— SET TASK —
Return the material exactly, first line through the line containing "-0.180, -0.158, -0.137]", and nothing more. Pictures stay out.

— STORED DATA —
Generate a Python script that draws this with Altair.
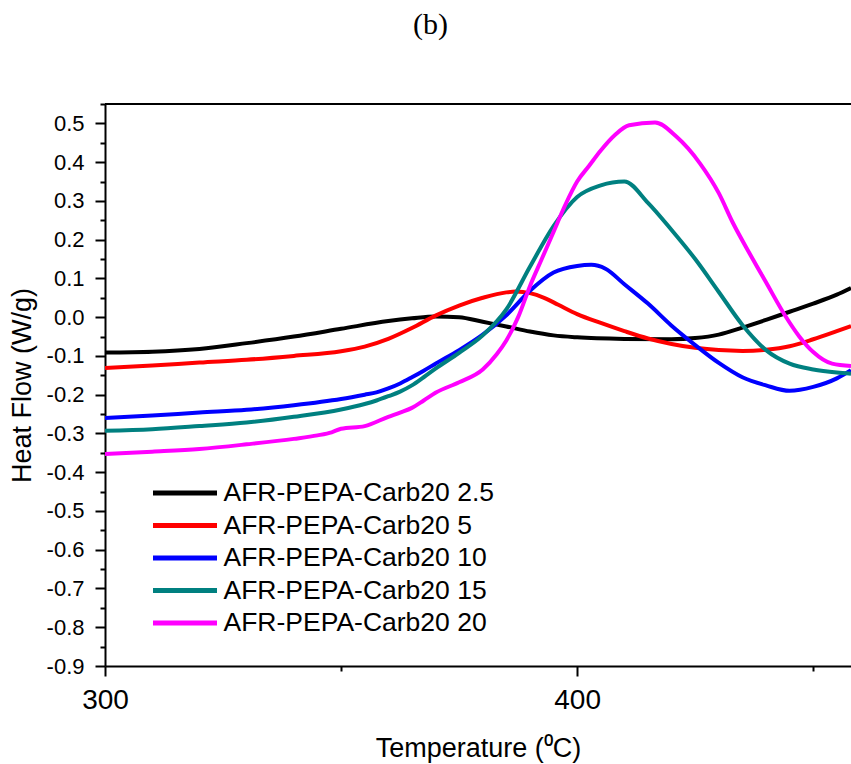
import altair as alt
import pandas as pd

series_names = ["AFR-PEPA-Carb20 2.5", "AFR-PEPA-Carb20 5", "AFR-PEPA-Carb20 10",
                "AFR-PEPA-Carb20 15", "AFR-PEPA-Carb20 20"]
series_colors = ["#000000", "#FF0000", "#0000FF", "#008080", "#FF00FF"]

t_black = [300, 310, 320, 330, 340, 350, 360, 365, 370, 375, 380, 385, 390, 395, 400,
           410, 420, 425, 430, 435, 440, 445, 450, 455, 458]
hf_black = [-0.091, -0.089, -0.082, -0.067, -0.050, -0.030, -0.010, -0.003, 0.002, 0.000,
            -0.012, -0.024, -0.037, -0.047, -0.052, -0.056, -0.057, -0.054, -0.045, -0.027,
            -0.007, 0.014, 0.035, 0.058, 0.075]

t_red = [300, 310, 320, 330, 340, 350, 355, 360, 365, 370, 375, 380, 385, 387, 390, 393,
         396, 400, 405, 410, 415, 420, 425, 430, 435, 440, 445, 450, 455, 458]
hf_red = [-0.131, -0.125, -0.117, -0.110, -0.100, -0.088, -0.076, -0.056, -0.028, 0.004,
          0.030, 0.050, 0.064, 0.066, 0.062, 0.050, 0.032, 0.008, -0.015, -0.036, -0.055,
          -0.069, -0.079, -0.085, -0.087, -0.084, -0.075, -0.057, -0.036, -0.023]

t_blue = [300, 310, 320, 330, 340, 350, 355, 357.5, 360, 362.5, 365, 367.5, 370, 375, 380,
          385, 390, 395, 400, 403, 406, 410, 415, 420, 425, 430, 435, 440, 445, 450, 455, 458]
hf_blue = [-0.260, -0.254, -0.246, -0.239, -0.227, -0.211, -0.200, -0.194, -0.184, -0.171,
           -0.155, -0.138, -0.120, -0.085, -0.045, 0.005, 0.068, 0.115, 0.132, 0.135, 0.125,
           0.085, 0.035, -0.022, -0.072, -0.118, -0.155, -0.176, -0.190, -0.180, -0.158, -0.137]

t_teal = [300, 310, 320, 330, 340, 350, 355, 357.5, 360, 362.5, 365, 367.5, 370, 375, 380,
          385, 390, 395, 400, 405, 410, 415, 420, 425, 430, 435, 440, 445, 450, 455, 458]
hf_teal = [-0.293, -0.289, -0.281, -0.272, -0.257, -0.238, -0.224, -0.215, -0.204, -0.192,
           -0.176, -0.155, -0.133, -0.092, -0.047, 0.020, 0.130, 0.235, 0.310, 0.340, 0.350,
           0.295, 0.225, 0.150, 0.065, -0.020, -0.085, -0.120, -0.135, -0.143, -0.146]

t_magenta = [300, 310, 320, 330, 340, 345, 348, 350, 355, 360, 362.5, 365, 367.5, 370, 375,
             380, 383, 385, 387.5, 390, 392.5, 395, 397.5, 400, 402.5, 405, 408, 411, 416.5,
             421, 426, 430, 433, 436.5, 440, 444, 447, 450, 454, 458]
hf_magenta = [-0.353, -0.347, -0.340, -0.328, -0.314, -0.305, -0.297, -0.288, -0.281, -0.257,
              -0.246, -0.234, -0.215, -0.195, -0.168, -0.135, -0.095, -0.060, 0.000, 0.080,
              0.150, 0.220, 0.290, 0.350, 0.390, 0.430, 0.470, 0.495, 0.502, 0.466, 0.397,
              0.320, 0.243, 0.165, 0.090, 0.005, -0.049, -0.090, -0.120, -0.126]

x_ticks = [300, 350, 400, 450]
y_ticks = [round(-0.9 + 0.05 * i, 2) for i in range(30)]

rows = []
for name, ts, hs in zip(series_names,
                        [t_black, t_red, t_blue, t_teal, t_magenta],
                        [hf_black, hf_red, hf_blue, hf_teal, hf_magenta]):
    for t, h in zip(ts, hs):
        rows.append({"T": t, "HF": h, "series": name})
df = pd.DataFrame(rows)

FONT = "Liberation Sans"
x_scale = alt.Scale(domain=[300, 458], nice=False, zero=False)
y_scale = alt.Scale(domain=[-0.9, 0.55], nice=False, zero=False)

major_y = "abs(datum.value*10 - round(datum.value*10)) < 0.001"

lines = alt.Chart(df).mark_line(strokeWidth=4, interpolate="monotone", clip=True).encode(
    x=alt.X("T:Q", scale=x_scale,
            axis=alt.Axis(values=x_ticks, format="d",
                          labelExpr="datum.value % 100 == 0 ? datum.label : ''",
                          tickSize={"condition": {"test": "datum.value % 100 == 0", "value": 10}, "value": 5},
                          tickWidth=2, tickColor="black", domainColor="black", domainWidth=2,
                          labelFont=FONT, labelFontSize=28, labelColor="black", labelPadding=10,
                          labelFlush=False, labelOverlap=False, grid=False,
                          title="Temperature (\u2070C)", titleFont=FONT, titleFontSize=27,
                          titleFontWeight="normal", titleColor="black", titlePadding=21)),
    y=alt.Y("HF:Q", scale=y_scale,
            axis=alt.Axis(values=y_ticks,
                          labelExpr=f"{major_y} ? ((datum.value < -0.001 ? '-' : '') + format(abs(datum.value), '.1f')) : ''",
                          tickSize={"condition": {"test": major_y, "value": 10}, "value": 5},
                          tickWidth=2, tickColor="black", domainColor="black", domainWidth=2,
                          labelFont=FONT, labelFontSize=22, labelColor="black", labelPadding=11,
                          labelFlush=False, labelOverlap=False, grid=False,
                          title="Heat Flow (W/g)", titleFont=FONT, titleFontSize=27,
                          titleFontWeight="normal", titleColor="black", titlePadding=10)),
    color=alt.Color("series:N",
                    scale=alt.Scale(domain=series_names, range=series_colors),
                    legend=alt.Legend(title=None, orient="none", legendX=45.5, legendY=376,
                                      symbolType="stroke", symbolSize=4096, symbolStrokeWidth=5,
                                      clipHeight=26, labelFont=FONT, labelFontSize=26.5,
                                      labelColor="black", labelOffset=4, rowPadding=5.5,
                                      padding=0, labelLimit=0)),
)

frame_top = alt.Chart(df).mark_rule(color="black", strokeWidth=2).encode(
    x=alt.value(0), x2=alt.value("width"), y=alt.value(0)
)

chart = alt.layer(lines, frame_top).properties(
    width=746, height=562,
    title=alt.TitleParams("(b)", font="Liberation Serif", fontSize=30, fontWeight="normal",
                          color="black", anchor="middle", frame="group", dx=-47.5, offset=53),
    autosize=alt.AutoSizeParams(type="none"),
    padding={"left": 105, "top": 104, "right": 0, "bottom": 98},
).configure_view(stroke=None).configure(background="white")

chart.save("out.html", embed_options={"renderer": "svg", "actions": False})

— CORRECT RESPONSE —
Generate a Python script that draws this with Altair.
import altair as alt
import pandas as pd

series_names = ["AFR-PEPA-Carb20 2.5", "AFR-PEPA-Carb20 5", "AFR-PEPA-Carb20 10",
                "AFR-PEPA-Carb20 15", "AFR-PEPA-Carb20 20"]
series_colors = ["#000000", "#FF0000", "#0000FF", "#008080", "#FF00FF"]

t_black = [300, 310, 320, 330, 340, 350, 360, 365, 370, 375, 380, 385, 390, 395, 400,
           410, 420, 425, 430, 435, 440, 445, 450, 455, 458]
hf_black = [-0.091, -0.089, -0.082, -0.067, -0.050, -0.030, -0.010, -0.003, 0.002, 0.000,
            -0.012, -0.024, -0.037, -0.047, -0.052, -0.056, -0.057, -0.054, -0.045, -0.027,
            -0.007, 0.014, 0.035, 0.058, 0.075]

t_red = [300, 310, 320, 330, 340, 350, 355, 360, 365, 370, 375, 380, 385, 387, 390, 393,
         396, 400, 405, 410, 415, 420, 425, 430, 435, 440, 445, 450, 455, 458]
hf_red = [-0.131, -0.125, -0.117, -0.110, -0.100, -0.088, -0.076, -0.056, -0.028, 0.004,
          0.030, 0.050, 0.064, 0.066, 0.062, 0.050, 0.032, 0.008, -0.015, -0.036, -0.055,
          -0.069, -0.079, -0.085, -0.087, -0.084, -0.075, -0.057, -0.036, -0.023]

t_blue = [300, 310, 320, 330, 340, 350, 355, 357.5, 360, 362.5, 365, 367.5, 370, 375, 380,
          385, 390, 395, 400, 403, 406, 410, 415, 420, 425, 430, 435, 440, 445, 450, 455, 458]
hf_blue = [-0.260, -0.254, -0.246, -0.239, -0.227, -0.211, -0.200, -0.194, -0.184, -0.171,
           -0.155, -0.138, -0.120, -0.085, -0.045, 0.005, 0.068, 0.115, 0.132, 0.135, 0.125,
           0.085, 0.035, -0.022, -0.072, -0.118, -0.155, -0.176, -0.190, -0.180, -0.158, -0.137]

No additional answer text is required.